The definition of Verma module that I am used to is that we define $M_\lambda := U(\mathfrak{g}) \otimes_{U ( \mathfrak{b} )} \mathbb{C}^\lambda$. 
Gaitsgory says that his defintion implies this one but gives no proof and I cant see how it should be. My first thought was that maybe I should play around with some adjoint functors but I don't really see how to proceed. An answer would be nice but maybe its a lot to write so I would love even a hint to get started.
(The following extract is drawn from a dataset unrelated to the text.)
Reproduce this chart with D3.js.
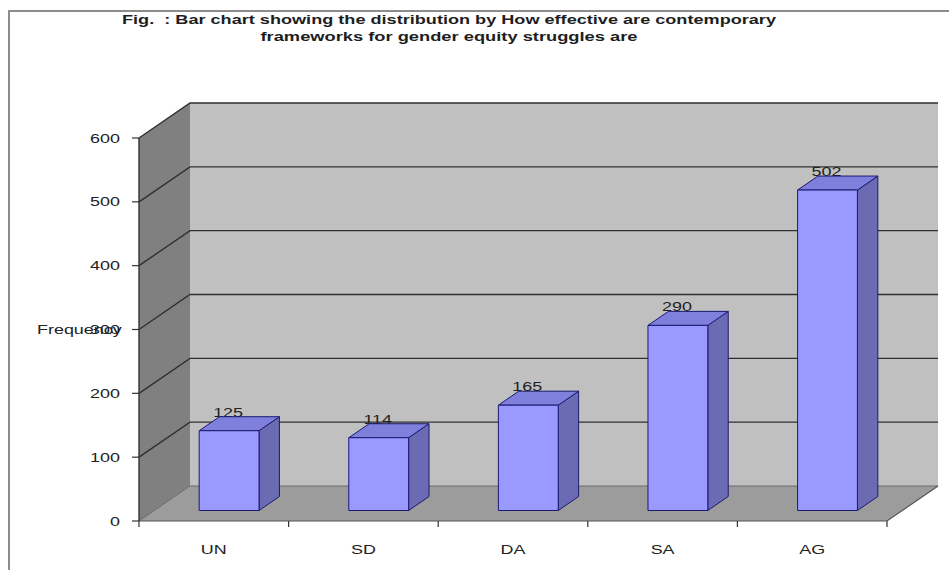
<!DOCTYPE html>
<html>
<head>
<meta charset="utf-8">
<script src="https://cdn.jsdelivr.net/npm/d3@7"></script>
<style>
  body { margin: 0; background: #fff; }
  svg { display: block; }
</style>
</head>
<body>
<svg id="chart" width="949" height="570"></svg>
<script>
// ---- data ----
const categories = ["UN", "SD", "DA", "SA", "AG"];
const frequencies = [125, 114, 165, 290, 502];
const yTicks = [0, 100, 200, 300, 400, 500, 600];
const titleLines = [
  "Fig.  : Bar chart showing the distribution by How effective are contemporary",
  "frameworks for gender equity struggles are"
];
const yAxisLabel = "Frequency";

// ---- layout ----
const svg = d3.select("#chart");
const x0 = 139, x1 = 887;            // front edge of the floor
const depthX = 51, depthY = 35;      // oblique offset of the back wall
const barDepth0 = 0.3, barDepth1 = 0.7;
const barFrac = 0.4;
const textStretch = 1.38;            // glyphs are drawn wide
const font = "'Liberation Sans', Arial, sans-serif";

const x = d3.scaleBand().domain(categories).range([x0, x1]);
const y = d3.scaleLinear().domain([0, d3.max(yTicks)]).range([521, 138]);
const yMax = d3.max(yTicks);

// oblique projection: horizontal position, value, depth (0 front .. 1 back)
const proj = (px, v, d) => [px + d * depthX, y(v) - d * depthY];
const poly = pts => "M" + pts.map(p => p.join(",")).join("L") + "Z";

// wide text helper
function wideText(g, tx, ty, str, anchor, size, weight, fill) {
  return g.append("text")
    .attr("transform", `translate(${tx},${ty}) scale(${textStretch},1)`)
    .attr("text-anchor", anchor)
    .attr("font-family", font)
    .attr("font-size", size)
    .attr("font-weight", weight || "normal")
    .attr("fill", fill || "#222")
    .text(str);
}

// outer frame
svg.append("rect")
  .attr("x", 9).attr("y", 11).attr("width", 980).attr("height", 600)
  .attr("fill", "none").attr("stroke", "#8c8c8c").attr("stroke-width", 2);

// title, two centred lines stretched to their set widths
const titleWidths = [654, 377];
const tg = svg.append("g");
titleLines.forEach((line, i) => {
  tg.append("text")
    .attr("x", 449 - titleWidths[i] / 2)
    .attr("y", 24 + i * 17)
    .attr("textLength", titleWidths[i])
    .attr("lengthAdjust", "spacingAndGlyphs")
    .attr("font-family", font)
    .attr("font-size", 12.5)
    .attr("font-weight", "bold")
    .attr("fill", "#1e1e1e")
    .style("white-space", "pre")
    .text(line);
});

// ---- walls and floor ----
const walls = svg.append("g");
walls.append("path")
  .attr("d", poly([proj(x0, 0, 0), proj(x0, yMax, 0), proj(x0, yMax, 1), proj(x0, 0, 1)]))
  .attr("fill", "#808080");
walls.append("path")
  .attr("d", poly([proj(x0, 0, 1), proj(x0, yMax, 1), proj(x1, yMax, 1), proj(x1, 0, 1)]))
  .attr("fill", "#c0c0c0");
walls.append("path")
  .attr("d", poly([proj(x0, 0, 0), proj(x1, 0, 0), proj(x1, 0, 1), proj(x0, 0, 1)]))
  .attr("fill", "#9c9c9c");

// gridlines across left wall and back wall
const grid = svg.append("g").attr("fill", "none");
grid.selectAll("path.grid")
  .data(yTicks)
  .join("path")
  .attr("class", "grid")
  .attr("d", v => "M" + [proj(x0, v, 0), proj(x0, v, 1), proj(x1, v, 1)].map(p => p.join(",")).join("L"))
  .attr("stroke", v => v === 0 ? "#6a6a6a" : "#303030")
  .attr("stroke-width", v => v === 0 ? 1 : 1.4);

// floor edges
grid.append("path")
  .attr("d", "M" + [proj(x0, 0, 0), proj(x1, 0, 0), proj(x1, 0, 1)].map(p => p.join(",")).join("L"))
  .attr("stroke", "#555").attr("stroke-width", 1.2);

// ---- axes ----
const axis = svg.append("g").attr("stroke", "#333");
axis.append("line")
  .attr("x1", x0).attr("x2", x0).attr("y1", y(0)).attr("y2", y(yMax))
  .attr("stroke-width", 1.4);
axis.selectAll("line.ytick")
  .data(yTicks)
  .join("line")
  .attr("class", "ytick")
  .attr("x1", x0 - 7).attr("x2", x0)
  .attr("y1", d => y(d)).attr("y2", d => y(d))
  .attr("stroke-width", 1.2);

const bw = x.bandwidth();
const xBounds = d3.range(categories.length + 1).map(i => x0 + i * bw);
axis.selectAll("line.xtick")
  .data(xBounds)
  .join("line")
  .attr("class", "xtick")
  .attr("x1", d => d).attr("x2", d => d)
  .attr("y1", y(0)).attr("y2", y(0) + 6)
  .attr("stroke-width", 1.2);

const labels = svg.append("g");
yTicks.forEach(v => wideText(labels, x0 - 19, y(v) + 4.5, String(v), "end", 13));
categories.forEach(c => wideText(labels, x(c) + bw / 2, 554, c, "middle", 13));
wideText(labels, 37, 334, yAxisLabel, "start", 13);

// ---- bars ----
const bars = svg.append("g")
  .attr("stroke", "#1a1a70").attr("stroke-width", 1).attr("stroke-linejoin", "round");

categories.forEach((c, i) => {
  const v = frequencies[i];
  const cx = x(c) + bw / 2;
  const bx0 = cx - bw * barFrac / 2, bx1 = cx + bw * barFrac / 2;
  const g = bars.append("g");
  // side face
  g.append("path")
    .attr("d", poly([proj(bx1, 0, barDepth0), proj(bx1, v, barDepth0), proj(bx1, v, barDepth1), proj(bx1, 0, barDepth1)]))
    .attr("fill", "#6b6bb3");
  // top face
  g.append("path")
    .attr("d", poly([proj(bx0, v, barDepth0), proj(bx1, v, barDepth0), proj(bx1, v, barDepth1), proj(bx0, v, barDepth1)]))
    .attr("fill", "#7f7fdc");
  // front face
  g.append("path")
    .attr("d", poly([proj(bx0, 0, barDepth0), proj(bx1, 0, barDepth0), proj(bx1, v, barDepth0), proj(bx0, v, barDepth0)]))
    .attr("fill", "#9999ff");
});

// value labels
categories.forEach((c, i) => {
  const v = frequencies[i];
  const cx = x(c) + bw / 2;
  const p = proj(cx, v, barDepth0);
  wideText(labels, p[0] - 1, p[1] - 14, String(v), "middle", 13);
});
</script>
</body>
</html>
Thanks.
 A: The two definitions are seen to be equivalent after considering the universal construction of the tensor product.
Starting from the tensor product definition, we see the Verma module is the most general $U(\mathfrak{b})$-bilinear map that projects down to $U(\mathfrak{g})$ and $\mathbb{C}^{\lambda}$. This is equivalent to forcing the $U(\mathfrak{g})$-linear morphisms of $M_{\lambda}$ to coincide with the $U(\mathfrak{b})$-linear morphisms of $\mathbb{C}^{\lambda}$, which is Gaitsgory's definition.
By the way, I feel it is important to state the action of $\mathfrak{b}$ on $\mathbb{C}^{\lambda}$ because this is the concrete part of the definition.
A: Let me add on to pre-kidney's answer, which to me is just explaining the tensor-hom adjunction by words; algebraically, it can be expressed in the following lines.  (Note that I identify $\mathfrak{g}-mod$ with $U(\mathfrak{g})-mod$, and consider Hom-spaces in the later category)
Let $M(\lambda):= U(\mathfrak{g})\otimes_{U(\mathfrak{b})}\mathbb{C}_\lambda$, we have
$$ \begin{array}{rcl}
Hom_{U(\mathfrak{g})}(M(\lambda),M) &=& Hom_{U(\mathfrak{g})}(U(\mathfrak{g})\otimes_{U(\mathfrak{b})}\mathbb{C}_\lambda,M)\\ &=& Hom_{U(\mathfrak{b})}(\mathbb{C}_\lambda, Hom_{U(\mathfrak{g})}(U(\mathfrak{g}),M))
\\ &=& Hom_{U(\mathfrak{b})}(\mathbb{C}_\lambda, M)
\end{array}
$$
Conversely, in Gaitsgory's definition, the equality has a hidden "restrict $M$ to a $U(\mathfrak{b})$-module" on the right hand side, which is algebraically given by $Hom_{U(\mathfrak{g})}(U(\mathfrak{g}),M)$ (since restricting is the adjoint of inducing), so reading the above three line backwards shows that $M_\lambda$ is indeed $M(\lambda)$.